#### Do this
Send back all the data below, exactly as given.

## START Provided data

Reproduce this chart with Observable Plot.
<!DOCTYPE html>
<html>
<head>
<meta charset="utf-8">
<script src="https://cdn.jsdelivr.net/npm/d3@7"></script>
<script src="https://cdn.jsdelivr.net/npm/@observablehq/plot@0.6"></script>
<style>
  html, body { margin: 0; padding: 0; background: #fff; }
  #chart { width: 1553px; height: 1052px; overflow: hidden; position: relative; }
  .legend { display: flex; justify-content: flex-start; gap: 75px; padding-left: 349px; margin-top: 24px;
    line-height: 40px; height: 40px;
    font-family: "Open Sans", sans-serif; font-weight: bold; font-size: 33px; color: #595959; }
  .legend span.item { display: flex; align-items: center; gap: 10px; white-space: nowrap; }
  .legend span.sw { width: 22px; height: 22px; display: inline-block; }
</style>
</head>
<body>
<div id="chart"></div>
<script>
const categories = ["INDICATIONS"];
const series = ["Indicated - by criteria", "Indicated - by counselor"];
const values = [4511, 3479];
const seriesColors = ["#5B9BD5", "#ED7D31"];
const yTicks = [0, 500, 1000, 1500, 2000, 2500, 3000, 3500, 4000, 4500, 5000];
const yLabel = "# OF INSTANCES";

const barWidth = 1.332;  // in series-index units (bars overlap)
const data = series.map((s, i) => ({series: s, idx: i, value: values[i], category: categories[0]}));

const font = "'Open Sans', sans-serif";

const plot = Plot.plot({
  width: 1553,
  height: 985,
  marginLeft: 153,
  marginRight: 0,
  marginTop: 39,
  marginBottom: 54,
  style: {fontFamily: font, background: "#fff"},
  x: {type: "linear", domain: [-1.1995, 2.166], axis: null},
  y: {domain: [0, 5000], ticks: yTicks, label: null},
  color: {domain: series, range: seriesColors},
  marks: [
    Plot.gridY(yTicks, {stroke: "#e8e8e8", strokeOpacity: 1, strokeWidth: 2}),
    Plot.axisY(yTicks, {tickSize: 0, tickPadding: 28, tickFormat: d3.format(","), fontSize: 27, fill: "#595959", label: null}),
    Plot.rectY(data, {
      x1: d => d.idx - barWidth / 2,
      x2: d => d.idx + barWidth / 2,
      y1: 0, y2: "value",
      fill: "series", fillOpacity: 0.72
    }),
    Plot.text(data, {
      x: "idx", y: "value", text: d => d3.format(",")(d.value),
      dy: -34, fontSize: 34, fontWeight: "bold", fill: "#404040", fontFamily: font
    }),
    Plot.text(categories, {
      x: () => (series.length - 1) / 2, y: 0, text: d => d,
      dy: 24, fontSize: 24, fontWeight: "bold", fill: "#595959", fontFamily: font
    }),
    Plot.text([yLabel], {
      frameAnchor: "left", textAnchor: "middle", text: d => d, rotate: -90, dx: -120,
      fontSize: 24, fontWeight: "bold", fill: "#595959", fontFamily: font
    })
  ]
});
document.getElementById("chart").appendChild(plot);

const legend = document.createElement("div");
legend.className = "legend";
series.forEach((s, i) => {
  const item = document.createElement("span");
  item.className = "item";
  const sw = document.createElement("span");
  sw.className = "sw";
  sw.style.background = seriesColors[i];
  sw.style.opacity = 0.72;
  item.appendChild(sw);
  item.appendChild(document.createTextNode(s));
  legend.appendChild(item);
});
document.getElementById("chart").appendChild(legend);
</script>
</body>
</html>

## END Provided data

#### Written response
Reproduce this chart with Observable Plot.
<!DOCTYPE html>
<html>
<head>
<meta charset="utf-8">
<script src="https://cdn.jsdelivr.net/npm/d3@7"></script>
<script src="https://cdn.jsdelivr.net/npm/@observablehq/plot@0.6"></script>
<style>
  html, body { margin: 0; padding: 0; background: #fff; }
  #chart { width: 1553px; height: 1052px; overflow: hidden; position: relative; }
  .legend { display: flex; justify-content: flex-start; gap: 75px; padding-left: 349px; margin-top: 24px;
    line-height: 40px; height: 40px;
    font-family: "Open Sans", sans-serif; font-weight: bold; font-size: 33px; color: #595959; }
  .legend span.item { display: flex; align-items: center; gap: 10px; white-space: nowrap; }
  .legend span.sw { width: 22px; height: 22px; display: inline-block; }
</style>
</head>
<body>
<div id="chart"></div>
<script>
const categories = ["INDICATIONS"];
const series = ["Indicated - by criteria", "Indicated - by counselor"];
const values = [4511, 3479];
const seriesColors = ["#5B9BD5", "#ED7D31"];
const yTicks = [0, 500, 1000, 1500, 2000, 2500, 3000, 3500, 4000, 4500, 5000];
const yLabel = "# OF INSTANCES";

const barWidth = 1.332;  // in series-index units (bars overlap)
const data = series.map((s, i) => ({series: s, idx: i, value: values[i], category: categories[0]}));

const font = "'Open Sans', sans-serif";

const plot = Plot.plot({
  width: 1553,
  height: 985,
  marginLeft: 153,
  marginRight: 0,
  marginTop: 39,
  marginBottom: 54,
  style: {fontFamily: font, background: "#fff"},
  x: {type: "linear", domain: [-1.1995, 2.166], axis: null},
  y: {domain: [0, 5000], ticks: yTicks, label: null},
  color: {domain: series, range: seriesColors},
  marks: [
    Plot.gridY(yTicks, {stroke: "#e8e8e8", strokeOpacity: 1, strokeWidth: 2}),
    Plot.axisY(yTicks, {tickSize: 0, tickPadding: 28, tickFormat: d3.format(","), fontSize: 27, fill: "#595959", label: null}),
    Plot.rectY(data, {
      x1: d => d.idx - barWidth / 2,
      x2: d => d.idx + barWidth / 2,
      y1: 0, y2: "value",
      fill: "series", fillOpacity: 0.72
    }),
    Plot.text(data, {
      x: "idx", y: "value", text: d => d3.format(",")(d.value),
      dy: -34, fontSize: 34, fontWeight: "bold", fill: "#404040", fontFamily: font
    }),
    Plot.text(categories, {
      x: () => (series.length - 1) / 2, y: 0, text: d => d,
      dy: 24, fontSize: 24, fontWeight: "bold", fill: "#595959", fontFamily: font
    }),
    Plot.text([yLabel], {
      frameAnchor: "left", textAnchor: "middle", text: d => d, rotate: -90, dx: -120,
      fontSize: 24, fontWeight: "bold", fill: "#595959", fontFamily: font
    })
  ]
});
document.getElementById("chart").appendChild(plot);

const legend = document.createElement("div");
legend.className = "legend";
series.forEach((s, i) => {
  const item = document.createElement("span");
  item.className = "item";
  const sw = document.createElement("span");
  sw.className = "sw";
  sw.style.background = seriesColors[i];
  sw.style.opacity = 0.72;
  item.appendChild(sw);
  item.appendChild(document.createTextNode(s));
  legend.appendChild(item);
});
document.getElementById("chart").appendChild(legend);
</script>
</body>
</html>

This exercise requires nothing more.